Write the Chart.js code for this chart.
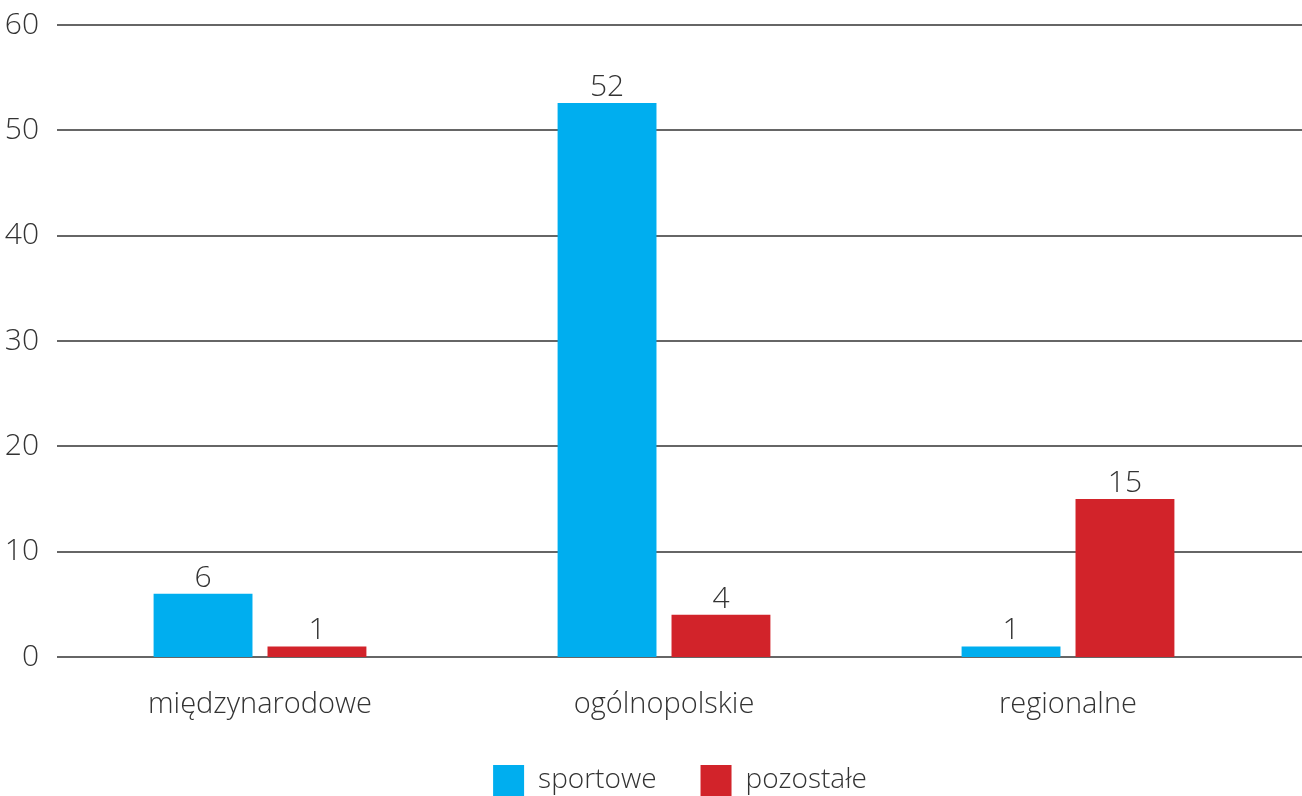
<!DOCTYPE html>
<html lang="pl">
<head>
<meta charset="utf-8">
<title>Wydarzenia</title>
<script src="https://cdn.jsdelivr.net/npm/chart.js@4"></script>
<style>
  html, body { margin: 0; padding: 0; overflow: hidden; background: #fff; }
  #wrap { position: absolute; left: 0; top: 0; width: 1302px; height: 806px; }
</style>
</head>
<body>
<div id="wrap"><canvas id="eventsChart"></canvas></div>
<script>
const categories = ["międzynarodowe", "ogólnopolskie", "regionalne"];
const sportowe = [6, 52.6, 1];
const pozostale = [1, 4, 15];
const sportoweLabels = ["6", "52", "1"];
const pozostaleLabels = ["1", "4", "15"];
const yTicks = [0, 10, 20, 30, 40, 50, 60];

const FONT = "'Open Sans', 'DejaVu Sans', sans-serif";
const TEXT = "#333";
const GRID = "#666";

// grid lines run past the plot area up to the page edge
const gridPlugin = {
    id: "wideGrid",
    beforeDatasetsDraw(chart) {
        const { ctx, chartArea, scales } = chart;
        ctx.save();
        ctx.strokeStyle = GRID;
        ctx.lineWidth = 2;
        yTicks.forEach(v => {
            const y = Math.round(scales.y.getPixelForValue(v));
            ctx.beginPath();
            ctx.moveTo(chartArea.left - 1, y);
            ctx.lineTo(chart.width, y);
            ctx.stroke();
        });
        ctx.restore();
    }
};

const valueLabels = {
    id: "valueLabels",
    afterDatasetsDraw(chart) {
        const { ctx } = chart;
        const texts = [sportoweLabels, pozostaleLabels];
        ctx.save();
        ctx.font = "300 30px " + FONT;
        ctx.fillStyle = TEXT;
        ctx.textAlign = "center";
        ctx.textBaseline = "alphabetic";
        chart.data.datasets.forEach((ds, i) => {
            chart.getDatasetMeta(i).data.forEach((bar, j) => {
                ctx.fillText(texts[i][j], bar.x, bar.y - 7);
            });
        });
        ctx.restore();
    }
};

// legend is centred under the plot area, not the whole canvas
const legendShift = {
    id: "legendShift",
    afterLayout(chart) {
        chart.legend.left = 90;
    }
};

new Chart(document.getElementById("eventsChart"), {
    type: "bar",
    data: {
        labels: categories,
        datasets: [
            { label: "sportowe", data: sportowe, backgroundColor: "#00AEEF" },
            { label: "pozostałe", data: pozostale, backgroundColor: "#D2232A" }
        ]
    },
    options: {
        responsive: true,
        maintainAspectRatio: false,
        animation: false,
        categoryPercentage: 0.564,
        barPercentage: 0.868,
        layout: { padding: { top: 25, right: 32, left: 0, bottom: 0 } },
        plugins: {
            tooltip: { enabled: false },
            legend: {
                position: "bottom",
                labels: {
                    boxWidth: 31,
                    boxHeight: 31,
                    padding: 44,
                    color: TEXT,
                    font: { family: FONT, size: 28, weight: 300 }
                }
            }
        },
        scales: {
            x: {
                grid: { display: false, drawTicks: false },
                border: { display: false },
                afterFit(scale) { scale.height = 64; },
                ticks: { color: TEXT, padding: 30, font: { family: FONT, size: 29, weight: 300 } }
            },
            y: {
                min: 0,
                max: 60,
                grid: { display: false, drawTicks: false },
                border: { display: false },
                afterFit(scale) {
                    scale.width = 58;
                    scale.paddingTop = 0;
                    scale.paddingBottom = 0;
                },
                ticks: { stepSize: 10, color: TEXT, padding: 19, font: { family: FONT, size: 30, weight: 300 } }
            }
        }
    },
    plugins: [gridPlugin, valueLabels, legendShift]
});
</script>
</body>
</html>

» **GIVEN INSTRUCTION**
Write the lines above out again exactly, without any of their pictures.

» **EXERCISE SOLUTION**
Write the Chart.js code for this chart.
<!DOCTYPE html>
<html lang="pl">
<head>
<meta charset="utf-8">
<title>Wydarzenia</title>
<script src="https://cdn.jsdelivr.net/npm/chart.js@4"></script>
<style>
  html, body { margin: 0; padding: 0; overflow: hidden; background: #fff; }
  #wrap { position: absolute; left: 0; top: 0; width: 1302px; height: 806px; }
</style>
</head>
<body>
<div id="wrap"><canvas id="eventsChart"></canvas></div>
<script>
const categories = ["międzynarodowe", "ogólnopolskie", "regionalne"];
const sportowe = [6, 52.6, 1];
const pozostale = [1, 4, 15];
const sportoweLabels = ["6", "52", "1"];
const pozostaleLabels = ["1", "4", "15"];
const yTicks = [0, 10, 20, 30, 40, 50, 60];

const FONT = "'Open Sans', 'DejaVu Sans', sans-serif";
const TEXT = "#333";
const GRID = "#666";

// grid lines run past the plot area up to the page edge
const gridPlugin = {
    id: "wideGrid",
    beforeDatasetsDraw(chart) {
        const { ctx, chartArea, scales } = chart;
        ctx.save();
        ctx.strokeStyle = GRID;
        ctx.lineWidth = 2;
        yTicks.forEach(v => {
            const y = Math.round(scales.y.getPixelForValue(v));
            ctx.beginPath();
            ctx.moveTo(chartArea.left - 1, y);
            ctx.lineTo(chart.width, y);
            ctx.stroke();
        });
        ctx.restore();
    }
};

const valueLabels = {
    id: "valueLabels",
    afterDatasetsDraw(chart) {
        const { ctx } = chart;
        const texts = [sportoweLabels, pozostaleLabels];
        ctx.save();
        ctx.font = "300 30px " + FONT;
        ctx.fillStyle = TEXT;
        ctx.textAlign = "center";
        ctx.textBaseline = "alphabetic";
        chart.data.datasets.forEach((ds, i) => {
            chart.getDatasetMeta(i).data.forEach((bar, j) => {
                ctx.fillText(texts[i][j], bar.x, bar.y - 7);
            });
        });
        ctx.restore();
    }
};

// legend is centred under the plot area, not the whole canvas
const legendShift = {
    id: "legendShift",
    afterLayout(chart) {
        chart.legend.left = 90;
    }
};

new Chart(document.getElementById("eventsChart"), {
    type: "bar",
    data: {
        labels: categories,
        datasets: [
            { label: "sportowe", data: sportowe, backgroundColor: "#00AEEF" },
            { label: "pozostałe", data: pozostale, backgroundColor: "#D2232A" }
        ]
    },
    options: {
        responsive: true,
        maintainAspectRatio: false,
        animation: false,
        categoryPercentage: 0.564,
        barPercentage: 0.868,
        layout: { padding: { top: 25, right: 32, left: 0, bottom: 0 } },
        plugins: {
            tooltip: { enabled: false },
            legend: {
                position: "bottom",
                labels: {
                    boxWidth: 31,
                    boxHeight: 31,
                    padding: 44,
                    color: TEXT,
                    font: { family: FONT, size: 28, weight: 300 }
                }
            }
        },
        scales: {
            x: {
                grid: { display: false, drawTicks: false },
                border: { display: false },
                afterFit(scale) { scale.height = 64; },
                ticks: { color: TEXT, padding: 30, font: { family: FONT, size: 29, weight: 300 } }
            },
            y: {
                min: 0,
                max: 60,
                grid: { display: false, drawTicks: false },
                border: { display: false },
                afterFit(scale) {
                    scale.width = 58;
                    scale.paddingTop = 0;
                    scale.paddingBottom = 0;
                },
                ticks: { stepSize: 10, color: TEXT, padding: 19, font: { family: FONT, size: 30, weight: 300 } }
            }
        }
    },
    plugins: [gridPlugin, valueLabels, legendShift]
});
</script>
</body>
</html>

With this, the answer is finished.